> [Task goal] Make an exact transcription of the material, leaving out all images.

> [Supplied material]
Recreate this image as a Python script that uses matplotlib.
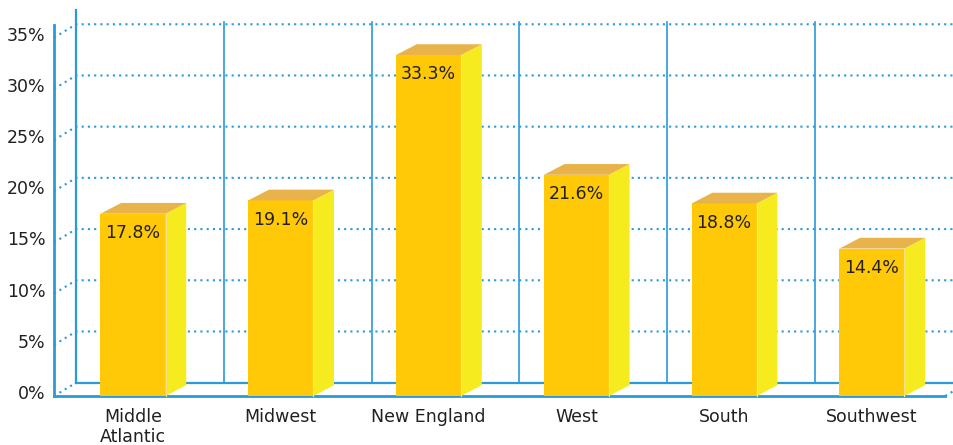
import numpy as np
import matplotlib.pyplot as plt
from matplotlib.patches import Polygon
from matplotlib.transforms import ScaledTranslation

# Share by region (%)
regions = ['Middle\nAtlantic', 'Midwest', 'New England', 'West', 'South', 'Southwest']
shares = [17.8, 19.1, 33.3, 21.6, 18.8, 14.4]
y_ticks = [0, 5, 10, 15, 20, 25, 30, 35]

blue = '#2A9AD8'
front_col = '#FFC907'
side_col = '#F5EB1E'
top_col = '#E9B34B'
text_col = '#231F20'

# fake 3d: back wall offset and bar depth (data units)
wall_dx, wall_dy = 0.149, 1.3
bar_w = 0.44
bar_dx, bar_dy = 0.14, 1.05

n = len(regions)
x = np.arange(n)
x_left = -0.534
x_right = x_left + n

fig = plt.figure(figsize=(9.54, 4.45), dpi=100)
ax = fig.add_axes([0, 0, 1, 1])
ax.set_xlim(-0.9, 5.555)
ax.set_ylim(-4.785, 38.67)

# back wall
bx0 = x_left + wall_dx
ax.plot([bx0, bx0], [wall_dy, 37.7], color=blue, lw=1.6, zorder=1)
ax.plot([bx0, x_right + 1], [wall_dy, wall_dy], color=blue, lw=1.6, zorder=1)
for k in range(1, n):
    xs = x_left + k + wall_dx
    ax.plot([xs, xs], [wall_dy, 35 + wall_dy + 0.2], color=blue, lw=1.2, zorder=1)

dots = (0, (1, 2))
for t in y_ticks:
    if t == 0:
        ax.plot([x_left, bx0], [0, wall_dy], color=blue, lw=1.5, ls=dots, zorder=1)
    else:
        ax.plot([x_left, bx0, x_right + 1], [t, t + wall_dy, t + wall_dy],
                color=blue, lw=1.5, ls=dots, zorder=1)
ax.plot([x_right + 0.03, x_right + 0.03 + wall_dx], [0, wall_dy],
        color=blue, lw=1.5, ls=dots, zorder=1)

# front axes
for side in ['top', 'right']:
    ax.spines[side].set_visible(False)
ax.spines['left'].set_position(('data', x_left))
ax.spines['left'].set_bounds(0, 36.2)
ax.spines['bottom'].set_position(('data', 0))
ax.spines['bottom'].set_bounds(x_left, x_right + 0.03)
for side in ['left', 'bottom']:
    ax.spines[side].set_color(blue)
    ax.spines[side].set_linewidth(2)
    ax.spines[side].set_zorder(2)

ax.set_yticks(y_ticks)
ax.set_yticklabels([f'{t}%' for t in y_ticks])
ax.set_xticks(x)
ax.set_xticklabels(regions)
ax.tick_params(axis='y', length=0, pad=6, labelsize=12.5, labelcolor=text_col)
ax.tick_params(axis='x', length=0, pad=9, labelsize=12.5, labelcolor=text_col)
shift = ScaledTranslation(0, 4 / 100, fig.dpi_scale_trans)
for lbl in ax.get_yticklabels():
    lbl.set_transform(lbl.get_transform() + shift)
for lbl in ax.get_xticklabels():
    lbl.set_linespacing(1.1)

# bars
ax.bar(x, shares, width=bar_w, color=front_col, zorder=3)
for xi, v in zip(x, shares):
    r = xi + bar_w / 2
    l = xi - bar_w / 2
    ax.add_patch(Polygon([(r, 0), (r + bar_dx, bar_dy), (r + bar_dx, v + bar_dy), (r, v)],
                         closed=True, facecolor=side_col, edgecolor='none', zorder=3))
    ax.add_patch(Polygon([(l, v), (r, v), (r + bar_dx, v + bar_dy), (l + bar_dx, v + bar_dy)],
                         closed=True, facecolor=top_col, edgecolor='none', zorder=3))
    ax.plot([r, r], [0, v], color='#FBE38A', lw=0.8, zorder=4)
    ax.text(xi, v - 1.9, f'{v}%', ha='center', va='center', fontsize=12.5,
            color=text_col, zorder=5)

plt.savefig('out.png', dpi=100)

> [Exercise result]
Recreate this image as a Python script that uses matplotlib.
import numpy as np
import matplotlib.pyplot as plt
from matplotlib.patches import Polygon
from matplotlib.transforms import ScaledTranslation

# Share by region (%)
regions = ['Middle\nAtlantic', 'Midwest', 'New England', 'West', 'South', 'Southwest']
shares = [17.8, 19.1, 33.3, 21.6, 18.8, 14.4]
y_ticks = [0, 5, 10, 15, 20, 25, 30, 35]

blue = '#2A9AD8'
front_col = '#FFC907'
side_col = '#F5EB1E'
top_col = '#E9B34B'
text_col = '#231F20'

# fake 3d: back wall offset and bar depth (data units)
wall_dx, wall_dy = 0.149, 1.3
bar_w = 0.44
bar_dx, bar_dy = 0.14, 1.05

n = len(regions)
x = np.arange(n)
x_left = -0.534
x_right = x_left + n

fig = plt.figure(figsize=(9.54, 4.45), dpi=100)
ax = fig.add_axes([0, 0, 1, 1])
ax.set_xlim(-0.9, 5.555)
ax.set_ylim(-4.785, 38.67)

# back wall
bx0 = x_left + wall_dx
ax.plot([bx0, bx0], [wall_dy, 37.7], color=blue, lw=1.6, zorder=1)
ax.plot([bx0, x_right + 1], [wall_dy, wall_dy], color=blue, lw=1.6, zorder=1)
for k in range(1, n):
    xs = x_left + k + wall_dx
    ax.plot([xs, xs], [wall_dy, 35 + wall_dy + 0.2], color=blue, lw=1.2, zorder=1)

dots = (0, (1, 2))
for t in y_ticks:
    if t == 0:
        ax.plot([x_left, bx0], [0, wall_dy], color=blue, lw=1.5, ls=dots, zorder=1)
    else:
        ax.plot([x_left, bx0, x_right + 1], [t, t + wall_dy, t + wall_dy],
                color=blue, lw=1.5, ls=dots, zorder=1)
ax.plot([x_right + 0.03, x_right + 0.03 + wall_dx], [0, wall_dy],
        color=blue, lw=1.5, ls=dots, zorder=1)

# front axes
for side in ['top', 'right']:
    ax.spines[side].set_visible(False)
ax.spines['left'].set_position(('data', x_left))
ax.spines['left'].set_bounds(0, 36.2)
ax.spines['bottom'].set_position(('data', 0))
ax.spines['bottom'].set_bounds(x_left, x_right + 0.03)
for side in ['left', 'bottom']:
    ax.spines[side].set_color(blue)
    ax.spines[side].set_linewidth(2)
    ax.spines[side].set_zorder(2)

ax.set_yticks(y_ticks)
ax.set_yticklabels([f'{t}%' for t in y_ticks])
ax.set_xticks(x)
ax.set_xticklabels(regions)
ax.tick_params(axis='y', length=0, pad=6, labelsize=12.5, labelcolor=text_col)
ax.tick_params(axis='x', length=0, pad=9, labelsize=12.5, labelcolor=text_col)
shift = ScaledTranslation(0, 4 / 100, fig.dpi_scale_trans)
for lbl in ax.get_yticklabels():
    lbl.set_transform(lbl.get_transform() + shift)
for lbl in ax.get_xticklabels():
    lbl.set_linespacing(1.1)

# bars
ax.bar(x, shares, width=bar_w, color=front_col, zorder=3)
for xi, v in zip(x, shares):
    r = xi + bar_w / 2
    l = xi - bar_w / 2
    ax.add_patch(Polygon([(r, 0), (r + bar_dx, bar_dy), (r + bar_dx, v + bar_dy), (r, v)],
                         closed=True, facecolor=side_col, edgecolor='none', zorder=3))
    ax.add_patch(Polygon([(l, v), (r, v), (r + bar_dx, v + bar_dy), (l + bar_dx, v + bar_dy)],
                         closed=True, facecolor=top_col, edgecolor='none', zorder=3))
    ax.plot([r, r], [0, v], color='#FBE38A', lw=0.8, zorder=4)
    ax.text(xi, v - 1.9, f'{v}%', ha='center', va='center', fontsize=12.5,
            color=text_col, zorder=5)

plt.savefig('out.png', dpi=100)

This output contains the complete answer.